Oh no, don't get me wrong, I think the regulation is totally stupid. Why bother regulating something over which you have no control of? It is just putting unnecessary barriers for domestic innovators while your real competition is not wasting precious cycles.


> Tiny cameras stuck to the side of SpaceX rockets should not be classified as "remote sensing systems."

I would say they should not generally be classified as "remote sensing systems." 'Cause you know someone would push things too far.
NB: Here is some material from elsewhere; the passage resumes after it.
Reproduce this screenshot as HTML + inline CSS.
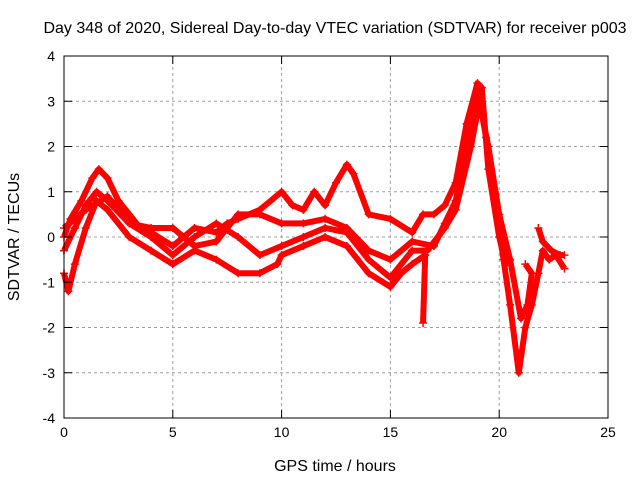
<!DOCTYPE html>
<html><head><meta charset="utf-8"><style>
body{margin:0;background:#fff;}
svg{display:block;font-family:"Liberation Sans",sans-serif;}
</style></head><body>
<svg id="chart" width="640" height="480">
<g id="grid"></g>
<g id="series"></g>
<rect x="64" y="56" width="544" height="362" fill="none" stroke="#000" stroke-width="1"/>
<g id="ticks"></g>
<text x="335" y="33" font-size="16" text-anchor="middle">Day 348 of 2020, Sidereal Day-to-day VTEC variation (SDTVAR) for receiver p003</text>
<text x="335" y="471" font-size="16" text-anchor="middle">GPS time / hours</text>
<text x="19" y="237" font-size="16" text-anchor="middle" transform="rotate(-90 19 237)">SDTVAR / TECUs</text>
</svg>
<script>
const xTicks=[0,5,10,15,20,25];
const yTicks=[-4,-3,-2,-1,0,1,2,3,4];
const traceA=[[0,0],[0.3,0.4],[0.8,0.8],[1.3,1.3],[1.6,1.5],[2,1.3],[2.5,0.8],[3,0.5],[3.5,0.2],[4,0.1],[5,-0.2],[6,0.2],[7,0.1],[7.5,0.3],[8,0.4],[9,0.6],[10,1.0],[10.5,0.7],[11,0.6],[11.5,1.0],[12,0.7],[12.5,1.2],[13,1.6],[13.3,1.4],[14,0.5],[15,0.4],[16,0.1],[16.5,0.5],[17,0.5],[17.5,0.7],[18,1.2],[18.5,2.5],[19,3.4],[19.2,3.3],[19.5,1.5],[20,0.0],[20.3,-0.6],[20.5,-0.5]];
const traceB=[[0,-0.8],[0.2,-1.2],[0.5,-0.6],[1,0.2],[1.5,0.8],[2,0.6],[3,0.0],[4,-0.3],[5,-0.6],[6,-0.3],[7,-0.5],[8,-0.8],[9,-0.8],[9.8,-0.6],[10,-0.4],[11,-0.2],[12,0.0],[13,-0.2],[14,-0.8],[15,-1.1],[15.5,-0.8],[16,-0.6],[16.6,-0.4],[16.5,-1.9]];
const traceC=[[0,-0.3],[0.5,0.2],[1,0.7],[1.5,1.0],[2,0.8],[3,0.3],[4,0.2],[5,0.2],[6,-0.2],[7,-0.1],[8,0.5],[9,0.5],[10,0.3],[11,0.3],[12,0.4],[13,0.2],[14,-0.3],[15,-0.5],[16,-0.1],[17,-0.2],[17.5,0.3],[18,0.8],[18.5,2.0],[19,3.2],[19.5,2.0],[20,0.5],[20.5,-0.5],[21,-1.8],[21.3,-1.5],[21.5,-0.8],[21.2,-0.6]];
const traceD=[[0,0.2],[1,0.6],[2,0.9],[3,0.3],[4,0.0],[5,-0.4],[6,0.0],[7,0.3],[8,0.0],[9,-0.4],[10,-0.2],[11,0.0],[12,0.2],[13,0.1],[14,-0.5],[15,-0.9],[16,-0.3],[16.7,-0.3],[17.5,0.2],[18,0.6],[18.7,2.0],[19.1,3.0],[19.4,2.2],[19.8,0.8],[20.2,-0.5],[20.5,-1.5],[20.9,-3.0],[21.2,-2.0],[21.5,-1.5],[21.8,-0.8],[22,-0.3],[22.3,-0.5],[22.6,-0.4],[23,-0.7]];
const traceE=[[21.8,0.2],[22,-0.1],[22.4,-0.3],[22.8,-0.4],[23,-0.4]];
const X0=64,X1=608,Y0=418,Y1=56;
function sx(v){return X0+(v-0)/(25-0)*(X1-X0);}
function sy(v){return Y0-(v+4)/8*(Y0-Y1);}
const NS="http://www.w3.org/2000/svg";
const grid=document.getElementById('grid'),ticks=document.getElementById('ticks'),ser=document.getElementById('series');
function mk(t,a,p){const e=document.createElementNS(NS,t);for(const k in a)e.setAttribute(k,a[k]);p.appendChild(e);return e;}
xTicks.forEach(v=>{const x=sx(v);
 if(v>0&&v<25){const g=mk('line',{x1:x,y1:Y0,x2:x,y2:Y1,stroke:'#a0a0a0','stroke-dasharray':'3,3'},grid);
 }
 const t=mk('path',{d:`M${x},${Y0}v-8M${x},${Y1}v8`,stroke:'#000'},ticks);
 
 const l=mk('text',{x:x,y:Y0+19,'font-size':14,'text-anchor':'middle'},ticks);l.textContent=v;
 });
yTicks.forEach(v=>{const y=sy(v);
 if(v>-4&&v<4){const g=mk('line',{x1:X0,y1:y,x2:X1,y2:y,stroke:'#a0a0a0','stroke-dasharray':'3,3'},grid);
 }
 const t=mk('path',{d:`M${X0},${y}h8M${X1},${y}h-8`,stroke:'#000'},ticks);
 
 const l=mk('text',{x:X0-9,y:y+5,'font-size':14,'text-anchor':'end'},ticks);l.textContent=v;
 });
[traceA,traceB,traceC,traceD,traceE].forEach((tr,i)=>{
 const pl=mk('polyline',{points:tr.map(p=>sx(p[0])+','+sy(p[1])).join(' '),fill:'none',stroke:'#f00','stroke-width':6,'stroke-linejoin':'round'},ser);
 
 
 tr.forEach(p=>{const x=sx(p[0]),y=sy(p[1]);
  const m=mk('path',{d:`M${x-4},${y}h8M${x},${y-4}v8`,stroke:'#f00','stroke-width':1.5},ser);
  
  });
});
</script>
</body></html>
Can't think of anyone that ever take a situation and abuse it, push it too far, do something it wasn't intended to by its initial design... definitely wouldn't consider anyone such as law enforcement agencies or city, state or federal government doing any such thing... because you know, people are reasonable, right? </sardonic sarcasm tag>

I guess abusing loopholes is the monopoly of authority.
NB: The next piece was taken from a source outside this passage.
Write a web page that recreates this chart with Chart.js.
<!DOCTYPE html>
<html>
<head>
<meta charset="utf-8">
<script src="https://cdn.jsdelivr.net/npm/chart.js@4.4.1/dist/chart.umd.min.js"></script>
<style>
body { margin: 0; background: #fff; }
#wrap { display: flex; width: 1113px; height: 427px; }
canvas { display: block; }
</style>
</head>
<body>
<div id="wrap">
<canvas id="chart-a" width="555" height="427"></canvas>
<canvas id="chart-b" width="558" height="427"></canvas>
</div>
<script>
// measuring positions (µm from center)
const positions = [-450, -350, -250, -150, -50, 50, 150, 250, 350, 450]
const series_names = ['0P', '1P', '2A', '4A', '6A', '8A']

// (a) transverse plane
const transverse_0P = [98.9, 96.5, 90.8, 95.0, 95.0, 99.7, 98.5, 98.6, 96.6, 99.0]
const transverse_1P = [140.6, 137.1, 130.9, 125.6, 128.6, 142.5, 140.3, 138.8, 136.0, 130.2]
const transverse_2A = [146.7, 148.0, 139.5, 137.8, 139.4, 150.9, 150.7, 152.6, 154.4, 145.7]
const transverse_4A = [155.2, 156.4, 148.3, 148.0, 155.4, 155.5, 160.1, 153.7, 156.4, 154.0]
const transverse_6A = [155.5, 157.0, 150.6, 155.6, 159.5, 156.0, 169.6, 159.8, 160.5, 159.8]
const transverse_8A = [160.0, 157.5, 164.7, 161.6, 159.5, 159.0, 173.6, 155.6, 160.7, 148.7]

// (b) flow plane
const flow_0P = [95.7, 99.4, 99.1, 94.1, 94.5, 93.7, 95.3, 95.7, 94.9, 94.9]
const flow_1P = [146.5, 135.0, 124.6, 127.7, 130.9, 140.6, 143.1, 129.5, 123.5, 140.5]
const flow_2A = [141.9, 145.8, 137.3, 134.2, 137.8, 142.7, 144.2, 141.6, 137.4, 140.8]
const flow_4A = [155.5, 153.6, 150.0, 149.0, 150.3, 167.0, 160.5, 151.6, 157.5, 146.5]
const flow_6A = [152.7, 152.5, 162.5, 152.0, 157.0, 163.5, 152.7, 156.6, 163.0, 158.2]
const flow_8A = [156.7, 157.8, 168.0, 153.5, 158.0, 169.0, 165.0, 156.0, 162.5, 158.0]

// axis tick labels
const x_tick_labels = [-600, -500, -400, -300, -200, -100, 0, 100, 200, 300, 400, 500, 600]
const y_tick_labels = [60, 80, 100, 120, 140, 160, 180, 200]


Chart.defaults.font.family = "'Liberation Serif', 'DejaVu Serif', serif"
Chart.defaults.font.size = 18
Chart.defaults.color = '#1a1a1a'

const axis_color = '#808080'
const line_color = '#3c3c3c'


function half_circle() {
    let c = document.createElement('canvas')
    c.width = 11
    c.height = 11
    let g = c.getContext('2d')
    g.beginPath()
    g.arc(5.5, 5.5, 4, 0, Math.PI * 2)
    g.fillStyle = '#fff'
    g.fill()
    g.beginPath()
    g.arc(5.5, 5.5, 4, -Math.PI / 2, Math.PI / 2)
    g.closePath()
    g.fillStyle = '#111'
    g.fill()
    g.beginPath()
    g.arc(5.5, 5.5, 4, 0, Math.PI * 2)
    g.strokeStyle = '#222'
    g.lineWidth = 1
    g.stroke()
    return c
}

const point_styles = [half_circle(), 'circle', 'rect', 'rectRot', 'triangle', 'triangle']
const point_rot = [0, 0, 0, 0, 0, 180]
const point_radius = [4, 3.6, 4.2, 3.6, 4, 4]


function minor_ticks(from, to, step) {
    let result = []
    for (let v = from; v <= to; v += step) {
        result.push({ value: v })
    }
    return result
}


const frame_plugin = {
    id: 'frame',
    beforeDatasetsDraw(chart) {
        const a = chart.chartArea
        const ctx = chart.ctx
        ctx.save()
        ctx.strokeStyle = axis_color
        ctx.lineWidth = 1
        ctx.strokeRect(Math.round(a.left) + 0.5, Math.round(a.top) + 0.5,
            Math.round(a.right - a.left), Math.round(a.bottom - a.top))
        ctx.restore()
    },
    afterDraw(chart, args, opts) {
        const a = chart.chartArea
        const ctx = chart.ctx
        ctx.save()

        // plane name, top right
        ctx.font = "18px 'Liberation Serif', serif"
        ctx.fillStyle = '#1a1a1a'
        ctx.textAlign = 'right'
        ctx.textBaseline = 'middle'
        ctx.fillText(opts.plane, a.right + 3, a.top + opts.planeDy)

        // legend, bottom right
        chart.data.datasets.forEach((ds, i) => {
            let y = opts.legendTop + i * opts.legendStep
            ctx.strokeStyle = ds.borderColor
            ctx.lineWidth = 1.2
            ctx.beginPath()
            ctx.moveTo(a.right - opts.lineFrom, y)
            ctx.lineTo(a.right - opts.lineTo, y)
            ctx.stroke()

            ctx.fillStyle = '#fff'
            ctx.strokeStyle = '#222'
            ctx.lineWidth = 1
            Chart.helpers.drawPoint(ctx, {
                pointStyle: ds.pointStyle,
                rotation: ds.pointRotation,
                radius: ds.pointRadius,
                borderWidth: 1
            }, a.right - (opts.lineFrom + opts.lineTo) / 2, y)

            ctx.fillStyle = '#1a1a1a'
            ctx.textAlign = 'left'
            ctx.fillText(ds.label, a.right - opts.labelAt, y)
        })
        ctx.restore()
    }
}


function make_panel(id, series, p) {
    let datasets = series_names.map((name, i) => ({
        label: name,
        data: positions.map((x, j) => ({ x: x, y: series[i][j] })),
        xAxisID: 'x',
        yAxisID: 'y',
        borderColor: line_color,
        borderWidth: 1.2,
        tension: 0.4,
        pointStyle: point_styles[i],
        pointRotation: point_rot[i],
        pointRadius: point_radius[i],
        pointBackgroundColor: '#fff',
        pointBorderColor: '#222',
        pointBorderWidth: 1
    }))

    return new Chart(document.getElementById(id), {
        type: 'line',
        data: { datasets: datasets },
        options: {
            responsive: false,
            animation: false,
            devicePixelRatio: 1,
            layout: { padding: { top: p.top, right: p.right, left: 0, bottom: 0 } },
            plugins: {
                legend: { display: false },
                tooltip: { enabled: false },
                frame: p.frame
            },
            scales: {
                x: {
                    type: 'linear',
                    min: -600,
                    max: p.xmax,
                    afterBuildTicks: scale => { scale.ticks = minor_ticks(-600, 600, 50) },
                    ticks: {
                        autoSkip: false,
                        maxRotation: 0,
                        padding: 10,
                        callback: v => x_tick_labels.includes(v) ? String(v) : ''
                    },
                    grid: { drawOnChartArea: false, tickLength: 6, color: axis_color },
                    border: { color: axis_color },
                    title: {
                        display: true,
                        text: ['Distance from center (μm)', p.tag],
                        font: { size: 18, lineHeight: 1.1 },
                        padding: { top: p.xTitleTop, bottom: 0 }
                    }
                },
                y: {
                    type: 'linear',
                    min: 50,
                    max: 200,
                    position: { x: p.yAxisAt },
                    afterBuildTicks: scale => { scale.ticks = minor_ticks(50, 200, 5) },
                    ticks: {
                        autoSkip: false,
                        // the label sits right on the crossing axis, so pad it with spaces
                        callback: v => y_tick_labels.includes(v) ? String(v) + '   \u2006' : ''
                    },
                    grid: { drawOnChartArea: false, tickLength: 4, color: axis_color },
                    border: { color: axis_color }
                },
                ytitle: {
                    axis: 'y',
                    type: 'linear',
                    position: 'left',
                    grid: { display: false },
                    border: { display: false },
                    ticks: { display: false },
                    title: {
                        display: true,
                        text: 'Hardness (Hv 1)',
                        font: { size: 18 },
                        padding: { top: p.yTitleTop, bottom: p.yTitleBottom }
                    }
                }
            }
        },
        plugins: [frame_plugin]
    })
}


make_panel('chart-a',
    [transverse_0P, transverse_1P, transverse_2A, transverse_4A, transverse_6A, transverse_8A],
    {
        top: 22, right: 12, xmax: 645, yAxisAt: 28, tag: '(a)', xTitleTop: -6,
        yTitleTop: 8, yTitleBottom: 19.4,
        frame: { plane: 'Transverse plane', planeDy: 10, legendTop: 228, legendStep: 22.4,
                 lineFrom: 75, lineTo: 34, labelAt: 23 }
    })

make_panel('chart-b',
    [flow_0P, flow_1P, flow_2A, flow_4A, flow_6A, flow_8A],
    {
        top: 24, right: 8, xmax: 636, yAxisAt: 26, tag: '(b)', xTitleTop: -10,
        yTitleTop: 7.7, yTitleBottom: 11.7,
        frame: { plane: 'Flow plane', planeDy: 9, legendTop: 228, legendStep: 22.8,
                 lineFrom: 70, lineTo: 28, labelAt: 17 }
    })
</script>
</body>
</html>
Sure, I was thinking of this specific case only. If someone starts to use tiny cameras in a way such that they are actually useful for remote sensing, then by all means regulate them.


Why should this be regulated at all?


SpaceX just needs to make some silicone hands that hold the cameras and they'll be set.


> Remote sensing systems are a thing, and there are good reasons to regulate them.

I'm curious. What do you consider those to be? More importantly, do you consider the First Amendment to supersede these laws?


When you fail at your job, you can always complain about something.

These are excuses and attempts to get press. Nothing more.


Sorry, could you clarify your comment? Who has failed at their job, and who is making excuses and attempting to get press?


>SpaceX says it is working to obtain a full license for its cameras to prevent having to shorten future launch webcasts.

SpaceX told NOAA that they were recording, NOAA didnt know, they are short staffed. This let SpaceX complain about 'not being able to record'.

Knowing that SpaceX is Elon's PR company for Tesla, its just another way for him to get in the news without doing anything.

I question if they were waiting on 'using this' for a bad mission. One where they didnt want to show the video, but still get press points.

SpaceX has always been a very heavily marketed company. You should be skeptical whenever they get headlines.


> SpaceX has always been a very heavily marketed company. You should be skeptical whenever they get headlines.

I don't understand how SpaceX deserves any more skepticism than any other company's headlines at this point.